I didn’t say it was your fault, I said I was blaming you.
Me: Looks like someone got toad again, LOL
Snake: *bites me*
one of my ex’s just randomly sent me $200 for “the trauma he caused me”. this is the only form of apology i will be excepting from now on
CNN: The boy who cried Breaking News.
The elites don’t want you to know this but the ducks at the park are free you can take them home I have 458 ducks
Me: Can I get a sick note?
Doctor: Here u go.
Me:
Note: *coughs*
Why am I getting ads for things that cost $495? I have never bought anything ever that costs $495
I can’t grow a hair on my head but overnight I can grow a four inch long single eyebrow hair
How do girls look so cute in an oversize sweater? I look like a hot air balloon ready for takeoff.
“Nutella causes cancer” says one scientist with his mouth covered in chocolate. “Send your jars to me and I will dispose of them.”
If I walk to McDonald’s and back, the strawberry shake doesn’t count, right?
I wish my car had spikes on the wheels like the chariot in Ben-Hur.
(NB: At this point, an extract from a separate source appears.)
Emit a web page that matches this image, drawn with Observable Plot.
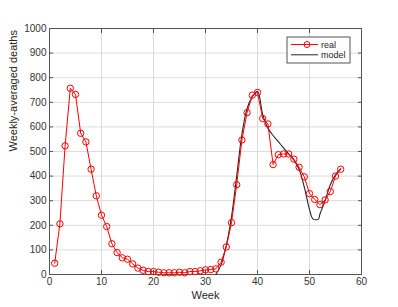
<!DOCTYPE html>
<html>
<head>
<meta charset="utf-8">
<script src="https://cdn.jsdelivr.net/npm/d3@7"></script>
<script src="https://cdn.jsdelivr.net/npm/@observablehq/plot@0.6"></script>
<style>
  html, body { margin: 0; padding: 0; background: #ffffff; }
  svg { display: block; }
</style>
</head>
<body>
<div id="chart"></div>
<script>
const realWeeks = [1,2,3,4,5,6,7,8,9,10,11,12,13,14,15,16,17,18,19,20,21,22,23,24,25,26,27,28,29,30,31,32,33,34,35,36,37,38,39,40,41,42,43,44,45,46,47,48,49,50,51,52,53,54,55,56];
const realDeaths = [46,206,523,757,732,574,539,428,320,241,195,125,89,68,62,43,26,17,12,12,9,7,7,7,9,7,12,12,15,19,20,23,50,112,211,365,547,658,729,740,634,612,447,487,490,490,469,436,397,329,305,284,303,337,400,428];
const modelWeeks = [32,33,34,35,36,37,38,39,40,41,42,43,44,45,46,47,48,49,50,50.7,51.7,52,53,54,55,56];
const modelDeaths = [0,40,118,235,400,570,675,722,745,650,595,565,540,515,490,465,428,355,265,225,225,245,300,365,405,430];
const xTicks = [0,10,20,30,40,50,60];
const yTicks = [0,100,200,300,400,500,600,700,800,900,1000];
const seriesNames = ["real","model"];
const seriesColors = ["#ff0000","#262626"];
const xLabel = "Week";
const yLabel = "Weekly-averaged deaths";

const real = realWeeks.map((w,i) => ({week: w, deaths: realDeaths[i]}));
const model = modelWeeks.map((w,i) => ({week: w, deaths: modelDeaths[i]}));

function legend(index, scales, values, dims) {
  const g = d3.create("svg:g")
    .attr("text-anchor", "start");
  const right = dims.width - dims.marginRight - 11;
  const top = dims.marginTop + 9;
  const w = 63, h = 26;
  g.append("rect").attr("x", right - w).attr("y", top).attr("width", w).attr("height", h)
    .attr("fill", "white").attr("stroke", "#555").attr("stroke-width", 1);
  seriesNames.forEach((name, i) => {
    const y = top + 7.5 + i * 10.3;
    const x0 = right - w + 4;
    g.append("line").attr("x1", x0).attr("x2", x0 + 27).attr("y1", y).attr("y2", y)
      .attr("stroke", seriesColors[i]).attr("stroke-width", 1);
    if (i === 0) {
      g.append("circle").attr("cx", x0 + 16).attr("cy", y).attr("r", 3)
        .attr("fill", "none").attr("stroke", seriesColors[i]).attr("stroke-width", 1);
    }
    g.append("text").attr("x", x0 + 30).attr("y", y).attr("dy", "0.35em")
      .attr("text-anchor", "start")
      .style("font-family", "Liberation Sans, Arial, sans-serif")
      .style("font-size", "9px")
      .attr("fill", "#262626").text(name);
  });
  return g.node();
}

const chart = Plot.plot({
  width: 398,
  height: 307,
  marginLeft: 49,
  marginRight: 37,
  marginTop: 28,
  marginBottom: 33,
  style: {fontFamily: "Liberation Sans, Arial, sans-serif", fontSize: "10px", color: "#262626", background: "white"},
  x: {domain: [0, 60]},
  y: {domain: [0, 1000]},
  marks: [
    Plot.gridX(xTicks, {stroke: "#dcdcdc", strokeOpacity: 1}),
    Plot.gridY(yTicks, {stroke: "#dcdcdc", strokeOpacity: 1}),
    Plot.axisX(xTicks, {tickSize: -4, tickPadding: 7, tickFormat: d => String(d), label: null, stroke: "#555", fill: "#333"}),
    Plot.axisX(xTicks, {anchor: "top", tickSize: -4, tickFormat: () => "", label: null, stroke: "#555"}),
    Plot.axisY(yTicks, {tickSize: -4, tickPadding: 7, tickFormat: d => String(d), label: null, stroke: "#555", fill: "#333"}),
    Plot.axisY(yTicks, {anchor: "right", tickSize: -4, tickFormat: () => "", label: null, stroke: "#555"}),
    Plot.frame({stroke: "#555", strokeWidth: 1}),
    Plot.text([xLabel], {frameAnchor: "bottom", dy: 24, fontSize: 11, fill: "#262626"}),
    Plot.text([yLabel], {frameAnchor: "left", rotate: -90, dx: -36, fontSize: 11, fill: "#262626"}),
    Plot.line(model, {x: "week", y: "deaths", stroke: seriesColors[1], strokeWidth: 1.1, curve: "catmull-rom"}),
    Plot.line(real, {x: "week", y: "deaths", stroke: seriesColors[0], strokeWidth: 1}),
    Plot.dot(real, {x: "week", y: "deaths", r: 3.2, stroke: seriesColors[0], strokeWidth: 1, fill: "none"}),
    legend
  ]
});
document.getElementById("chart").appendChild(chart);
</script>
</body>
</html>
I’d only use them against people who really deserved it, like drunk drivers or people who don’t do the thank you wave when you let them merge.
If a recipe does not call for cheese, I’m gonna assume they forgot it and add an entire large bag. Well 3/4 of bag cause I ate some of it.
What are you hiding in your locked instagram? sandwiches? Sunsets???? let us see your nephew!!!!
I threw the ball out into the backyard, the dog started runnin’ on the hardwood floor to give chase, lost traction and skidded sideways out the door like she was trying to block the Suez Canal.
Nothing is quite as scary as hearing your doorbell ring on the same night you made a blood sacrifice to the dark lord.
Saltine’s slogan should be “Sorry you’re sick.”
Don’t you wish it was as easy to adjust the brightness level on people as it is on your phone?
On the one hand, I want to exercise and take care of myself. On the other hand, it’s just more years of living on a planet full of morons.
i got blood on my iphone the other day and before i could wipe it off siri made a slurpy noise and it was gone
Eating vegetables after a failed attempt at picking up your shirt with your toes.
*whispers* forlorn corn.
Natalie Imbruglia: I thought I saw a man brought to life. He was warm, he came around like he was dignified
Him:
You ask for a Swedish massage and then get mad when I roll meatballs on your back
Adoption agency: so did you have any specific ideas of who you want to adopt? Age? Gender?
Dave Seville: do you have three anthropomorphic chipmunks?
escape room concept (advanced): it’s Christmas and your family is asking why you’re still single
If I were Cinderella, I wouldn’t have settled for a guy who couldn’t even remember what my face looked like.
putting a tray of fancy snacks on the roomba and pretending i have a small idiot butler
I like when a restaurant has cloth napkins, ’cause then I can unroll them with the calculated fervor of an assassin surveying his tools.